▶ _SUPPLIED MATERIAL_:
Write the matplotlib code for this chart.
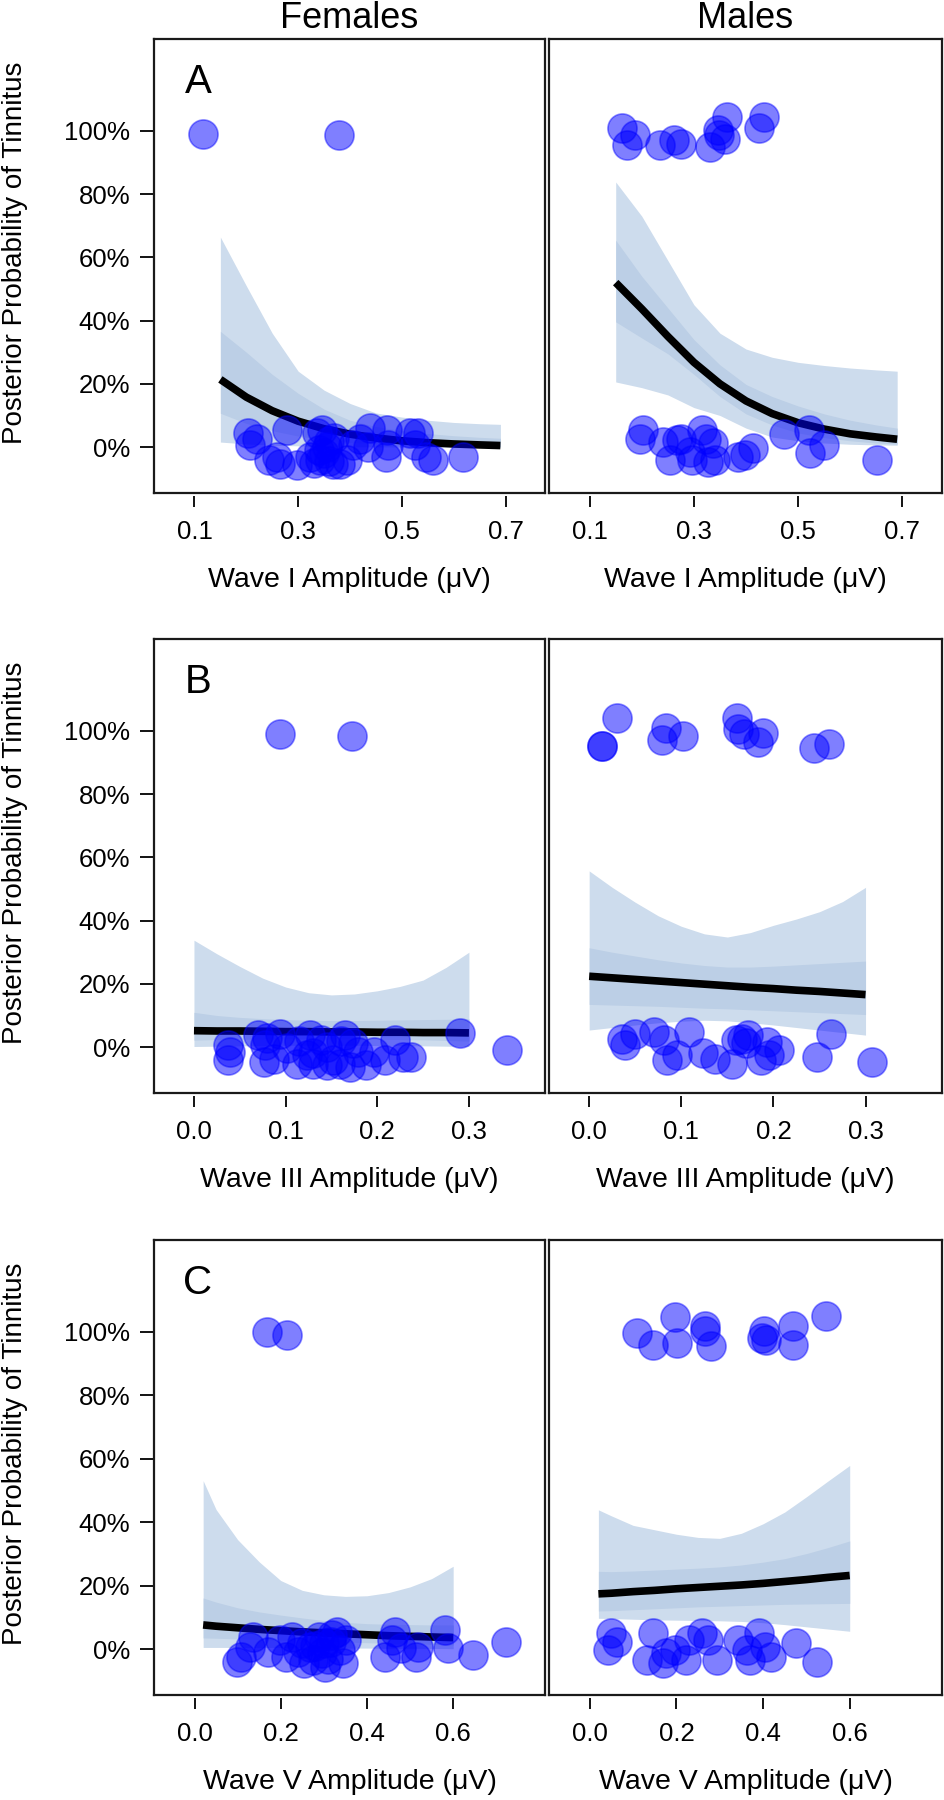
import matplotlib
matplotlib.use("Agg")
import matplotlib.pyplot as plt
import numpy as np

plt.rcParams['font.family'] = ['Liberation Sans', 'DejaVu Sans']

# ---------------- data ----------------
col_titles = ["Females", "Males"]
row_letters = ["A", "B", "C"]
xlabels = ["Wave I Amplitude (\u03bcV)", "Wave III Amplitude (\u03bcV)", "Wave V Amplitude (\u03bcV)"]
xticks_rows = [[0.1, 0.3, 0.5, 0.7], [0.0, 0.1, 0.2, 0.3], [0.0, 0.2, 0.4, 0.6]]
xticklabels_rows = [["0.1", "0.3", "0.5", "0.7"], ["0.0", "0.1", "0.2", "0.3"], ["0.0", "0.2", "0.4", "0.6"]]
yticks = [0.0, 0.2, 0.4, 0.6, 0.8, 1.0]
yticklabels = ["0%", "20%", "40%", "60%", "80%", "100%"]
ylabel = "Posterior Probability of Tinnitus"

# Panel A (Wave I)
gridA = [0.15, 0.2, 0.25, 0.3, 0.35, 0.4, 0.45, 0.5, 0.55, 0.6, 0.65, 0.69]
fA_outer_hi = [0.664, 0.51, 0.36, 0.24, 0.18, 0.138, 0.108, 0.095, 0.085, 0.078, 0.074, 0.072]
fA_inner_hi = [0.366, 0.30, 0.23, 0.17, 0.12, 0.085, 0.065, 0.052, 0.043, 0.036, 0.031, 0.028]
fA_line = [0.214, 0.158, 0.115, 0.082, 0.058, 0.041, 0.029, 0.020, 0.014, 0.010, 0.007, 0.005]
fA_inner_lo = [0.107, 0.075, 0.052, 0.035, 0.023, 0.015, 0.010, 0.006, 0.004, 0.003, 0.002, 0.001]
fA_outer_lo = [0.016, 0.010, 0.006, 0.004, 0.002, 0.001, 0.001, 0.0005, 0.0003, 0.0002, 0.0001, 0.0001]
fA_x = [0.117, 0.379, 0.204, 0.208, 0.221, 0.243, 0.259, 0.265, 0.278, 0.297, 0.323, 0.336, 0.346, 0.343,
        0.355, 0.368, 0.381, 0.394, 0.406, 0.419, 0.438, 0.435, 0.471, 0.469, 0.473, 0.515, 0.525, 0.531,
        0.547, 0.560, 0.618, 0.340, 0.350, 0.360, 0.330, 0.360, 0.370]
fA_y = [0.99, 0.986, 0.045, 0.006, 0.027, -0.041, -0.031, -0.052, 0.054, -0.057, -0.031, 0.045, 0.054, -0.041,
        0.001, -0.052, -0.052, -0.041, 0.006, 0.027, 0.059, 0.001, 0.054, -0.031, 0.006, 0.045, 0.006, 0.045,
        -0.031, -0.041, -0.031, -0.010, -0.020, 0.020, -0.050, -0.045, 0.030]

mA_outer_hi = [0.838, 0.73, 0.59, 0.45, 0.36, 0.31, 0.284, 0.268, 0.258, 0.25, 0.244, 0.24]
mA_inner_hi = [0.654, 0.54, 0.44, 0.34, 0.26, 0.198, 0.16, 0.13, 0.105, 0.085, 0.07, 0.06]
mA_line = [0.52, 0.437, 0.350, 0.268, 0.200, 0.146, 0.106, 0.077, 0.057, 0.042, 0.032, 0.025]
mA_inner_lo = [0.396, 0.345, 0.295, 0.23, 0.16, 0.105, 0.07, 0.045, 0.03, 0.02, 0.013, 0.01]
mA_outer_lo = [0.206, 0.188, 0.165, 0.125, 0.10, 0.06, 0.032, 0.02, 0.013, 0.009, 0.007, 0.006]
mA_x = [0.163, 0.172, 0.187, 0.235, 0.262, 0.276, 0.331, 0.347, 0.360, 0.363, 0.424, 0.435, 0.349,
        0.196, 0.203, 0.241, 0.254, 0.267, 0.276, 0.292, 0.296, 0.315, 0.324, 0.328, 0.337, 0.340,
        0.385, 0.398, 0.414, 0.472, 0.520, 0.523, 0.549, 0.651]
mA_y = [1.010, 0.954, 0.986, 0.954, 0.970, 0.957, 0.949, 1.002, 0.975, 1.044, 1.010, 1.044, 0.986,
        0.027, 0.054, 0.017, -0.041, 0.022, 0.027, -0.015, -0.041, 0.054, 0.027, -0.046, 0.012, -0.041,
        -0.031, -0.025, -0.004, 0.043, 0.054, -0.020, 0.006, -0.041]

# Panel B (Wave III)
gridB = [0.0, 0.025, 0.05, 0.075, 0.1, 0.125, 0.15, 0.175, 0.2, 0.225, 0.25, 0.275, 0.3]
fB_outer_hi = [0.338, 0.295, 0.255, 0.218, 0.19, 0.172, 0.165, 0.168, 0.178, 0.192, 0.212, 0.252, 0.30]
fB_inner_hi = [0.11, 0.10, 0.094, 0.09, 0.087, 0.085, 0.084, 0.084, 0.085, 0.086, 0.087, 0.088, 0.09]
fB_line = [0.052, 0.051, 0.051, 0.050, 0.049, 0.049, 0.048, 0.048, 0.047, 0.047, 0.046, 0.046, 0.045]
fB_inner_lo = [0.022, 0.024, 0.025, 0.026, 0.027, 0.027, 0.027, 0.026, 0.025, 0.024, 0.023, 0.021, 0.019]
fB_outer_lo = [0.002, 0.003, 0.004, 0.005, 0.006, 0.006, 0.006, 0.006, 0.005, 0.005, 0.004, 0.003, 0.002]
fB_x = [0.094, 0.172, 0.037, 0.037, 0.039, 0.070, 0.077, 0.076, 0.087, 0.094, 0.101, 0.112, 0.123, 0.127,
        0.130, 0.139, 0.145, 0.152, 0.159, 0.165, 0.170, 0.174, 0.179, 0.188, 0.196, 0.208, 0.219, 0.228,
        0.237, 0.290, 0.341, 0.080, 0.115, 0.145, 0.160, 0.130]
fB_y = [0.989, 0.983, 0.006, -0.041, -0.015, 0.038, 0.006, -0.046, -0.036, 0.043, -0.004, -0.052, -0.025, 0.038,
        -0.052, 0.022, -0.057, -0.041, -0.052, 0.038, -0.062, 0.012, -0.015, -0.057, -0.015, -0.041, 0.022, -0.031,
        -0.031, 0.045, -0.009, 0.030, 0.020, 0.000, 0.020, -0.020]

mB_outer_hi = [0.557, 0.505, 0.458, 0.415, 0.382, 0.358, 0.348, 0.362, 0.385, 0.405, 0.428, 0.46, 0.505]
mB_inner_hi = [0.314, 0.30, 0.288, 0.276, 0.266, 0.258, 0.253, 0.253, 0.256, 0.26, 0.264, 0.268, 0.272]
mB_line = [0.224, 0.219, 0.214, 0.209, 0.204, 0.199, 0.194, 0.189, 0.185, 0.18, 0.176, 0.171, 0.166]
mB_inner_lo = [0.135, 0.133, 0.131, 0.129, 0.126, 0.123, 0.121, 0.118, 0.115, 0.112, 0.109, 0.106, 0.103]
mB_outer_lo = [0.054, 0.062, 0.07, 0.077, 0.082, 0.085, 0.083, 0.077, 0.07, 0.062, 0.054, 0.046, 0.038]
mB_x = [0.030, 0.014, 0.014, 0.083, 0.079, 0.102, 0.161, 0.162, 0.168, 0.189, 0.183, 0.244, 0.260,
        0.036, 0.039, 0.050, 0.070, 0.081, 0.084, 0.095, 0.108, 0.124, 0.137, 0.155, 0.159, 0.166,
        0.170, 0.172, 0.186, 0.193, 0.195, 0.206, 0.247, 0.262, 0.307]
mB_y = [1.040, 0.951, 0.951, 1.009, 0.972, 0.983, 1.040, 1.007, 0.991, 0.993, 0.963, 0.947, 0.957,
        0.027, 0.006, 0.043, 0.048, 0.022, -0.041, -0.025, 0.048, -0.020, -0.036, -0.052, 0.022, 0.027,
        0.012, 0.038, -0.041, 0.017, -0.025, -0.009, -0.031, 0.043, -0.046]

# Panel C (Wave V)
gridC = [0.02, 0.05, 0.1, 0.15, 0.2, 0.25, 0.3, 0.35, 0.4, 0.45, 0.5, 0.55, 0.6]
fC_outer_hi = [0.531, 0.44, 0.345, 0.275, 0.216, 0.185, 0.171, 0.166, 0.168, 0.178, 0.196, 0.222, 0.261]
fC_inner_hi = [0.161, 0.148, 0.13, 0.117, 0.107, 0.098, 0.09, 0.084, 0.08, 0.078, 0.077, 0.076, 0.076]
fC_line = [0.076, 0.072, 0.067, 0.062, 0.058, 0.054, 0.051, 0.048, 0.045, 0.042, 0.040, 0.038, 0.036]
fC_inner_lo = [0.035, 0.034, 0.032, 0.030, 0.028, 0.026, 0.024, 0.022, 0.020, 0.018, 0.016, 0.015, 0.013]
fC_outer_lo = [0.005, 0.005, 0.005, 0.005, 0.005, 0.004, 0.004, 0.003, 0.003, 0.002, 0.002, 0.002, 0.001]
fC_x = [0.167, 0.214, 0.098, 0.107, 0.128, 0.135, 0.170, 0.198, 0.212, 0.226, 0.240, 0.254, 0.268, 0.275,
        0.289, 0.296, 0.303, 0.317, 0.331, 0.338, 0.345, 0.352, 0.443, 0.457, 0.464, 0.478, 0.513, 0.519,
        0.582, 0.589, 0.645, 0.722, 0.300, 0.310, 0.280, 0.320, 0.250]
fC_y = [0.999, 0.991, -0.040, -0.024, 0.007, 0.039, -0.008, 0.029, -0.024, 0.039, -0.008, -0.045, 0.007, -0.035,
        0.039, -0.014, -0.056, 0.023, 0.055, -0.003, -0.045, 0.029, -0.024, 0.029, 0.055, 0.002, -0.024, 0.007,
        0.060, 0.002, -0.019, 0.023, 0.020, -0.030, 0.010, 0.045, 0.020]

mC_outer_hi = [0.439, 0.42, 0.39, 0.376, 0.362, 0.352, 0.349, 0.365, 0.395, 0.432, 0.48, 0.53, 0.579]
mC_inner_hi = [0.245, 0.244, 0.246, 0.249, 0.252, 0.255, 0.259, 0.265, 0.274, 0.285, 0.301, 0.32, 0.341]
mC_line = [0.174, 0.176, 0.181, 0.185, 0.19, 0.194, 0.198, 0.202, 0.207, 0.213, 0.219, 0.226, 0.232]
mC_inner_lo = [0.12, 0.121, 0.124, 0.127, 0.13, 0.133, 0.135, 0.137, 0.139, 0.141, 0.142, 0.143, 0.144]
mC_outer_lo = [0.097, 0.096, 0.094, 0.092, 0.091, 0.09, 0.089, 0.087, 0.083, 0.077, 0.07, 0.063, 0.056]
mC_x = [0.108, 0.145, 0.197, 0.201, 0.267, 0.267, 0.280, 0.402, 0.406, 0.398, 0.468, 0.469, 0.545,
        0.042, 0.049, 0.063, 0.133, 0.147, 0.168, 0.175, 0.196, 0.223, 0.230, 0.258, 0.272, 0.293,
        0.342, 0.363, 0.370, 0.391, 0.405, 0.419, 0.475, 0.524]
mC_y = [0.997, 0.960, 1.047, 0.965, 1.020, 1.002, 0.957, 1.004, 0.976, 0.980, 1.018, 0.960, 1.050,
        -0.003, 0.050, 0.023, -0.035, 0.050, -0.045, -0.014, -0.003, -0.035, 0.029, 0.050, 0.029, -0.035,
        0.029, -0.003, -0.035, 0.050, 0.007, -0.024, 0.018, -0.040]

panels = [
    [(gridA, fA_outer_lo, fA_outer_hi, fA_inner_lo, fA_inner_hi, fA_line, fA_x, fA_y),
     (gridA, mA_outer_lo, mA_outer_hi, mA_inner_lo, mA_inner_hi, mA_line, mA_x, mA_y)],
    [(gridB, fB_outer_lo, fB_outer_hi, fB_inner_lo, fB_inner_hi, fB_line, fB_x, fB_y),
     (gridB, mB_outer_lo, mB_outer_hi, mB_inner_lo, mB_inner_hi, mB_line, mB_x, mB_y)],
    [(gridC, fC_outer_lo, fC_outer_hi, fC_inner_lo, fC_inner_hi, fC_line, fC_x, fC_y),
     (gridC, mC_outer_lo, mC_outer_hi, mC_inner_lo, mC_inner_hi, mC_line, mC_x, mC_y)],
]
xlims = [(0.022, 0.776), (-0.0436, 0.383), (-0.094, 0.813)]
ylim = (-0.145, 1.29)

# ---------------- layout ----------------
W, H = 944, 1800
fig = plt.figure(figsize=(W / 100, H / 100), dpi=100)
col_px = [(154, 545), (549, 942)]
row_px = [(39, 493), (639, 1093), (1240, 1695)]

outer_col = '#cddced'
inner_col = '#bccfe6'
box_col = '#1a1a1a'

for r in range(3):
    for c in range(2):
        x0, x1 = col_px[c]
        y0, y1 = row_px[r]
        ax = fig.add_axes([x0 / W, 1 - y1 / H, (x1 - x0) / W, (y1 - y0) / H])
        g, olo, ohi, ilo, ihi, ln, px, py = panels[r][c]
        ax.fill_between(g, olo, ohi, color=outer_col, lw=0, zorder=1)
        ax.fill_between(g, ilo, ihi, color=inner_col, lw=0, zorder=2)
        ax.plot(g, ln, color='black', lw=5.5, zorder=3, solid_capstyle='butt',
                solid_joinstyle='round')
        ax.scatter(px, py, s=440, facecolor=(0, 0, 1, 0.5), edgecolor=(0, 0, 1, 0.45),
                   linewidth=1.2, zorder=4, clip_on=False)
        ax.set_xlim(*xlims[r])
        ax.set_ylim(*ylim)

        for side in ['left', 'right', 'top']:
            ax.spines[side].set_linewidth(1.6)
            ax.spines[side].set_color(box_col)
        ax.spines['bottom'].set_position(('outward', 2.5))
        ax.spines['bottom'].set_visible(False)
        ax.plot([0, 1], [0, 0], transform=ax.transAxes, color=box_col, lw=1.6,
                clip_on=False, solid_capstyle='projecting', zorder=6)

        ax.set_xticks(xticks_rows[r])
        ax.set_xticklabels(xticklabels_rows[r])
        ax.tick_params(axis='x', direction='out', length=8, width=1.3, pad=9,
                       labelsize=18.5, colors='black')
        if c == 0:
            ax.set_yticks(yticks)
            ax.set_yticklabels(yticklabels)
            ax.tick_params(axis='y', direction='out', length=10, width=1.3, pad=7,
                           labelsize=18.5)
            ax.text((198 - x0) / (x1 - x0), 1 - 43 / (y1 - y0), row_letters[r],
                    transform=ax.transAxes, ha='center', va='center', fontsize=29)
            fig.text(15 / W, 1 - (y0 + 0.47 * (y1 - y0)) / H, ylabel, rotation=90,
                     ha='center', va='center', fontsize=20)
        else:
            ax.set_yticks([])
        ax.text(0.5, -87 / (y1 - y0), xlabels[r], transform=ax.transAxes,
                ha='center', va='center', fontsize=20.5)
        if r == 0:
            fig.text((x0 + x1) / 2 / W, 1 - 19 / H, col_titles[c], ha='center', va='center',
                     fontsize=26)

fig.savefig('out.png', dpi=100, facecolor='white')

▶ _WHAT IS NEEDED_:
Restate only the lines running from the start of the material above through the line containing "plt.rcParams['font.family'] = ['Liberation", ends included. No pictures.

▶ _FINAL RESULT_:
Write the matplotlib code for this chart.
import matplotlib
matplotlib.use("Agg")
import matplotlib.pyplot as plt
import numpy as np

plt.rcParams['font.family'] = ['Liberation Sans', 'DejaVu Sans']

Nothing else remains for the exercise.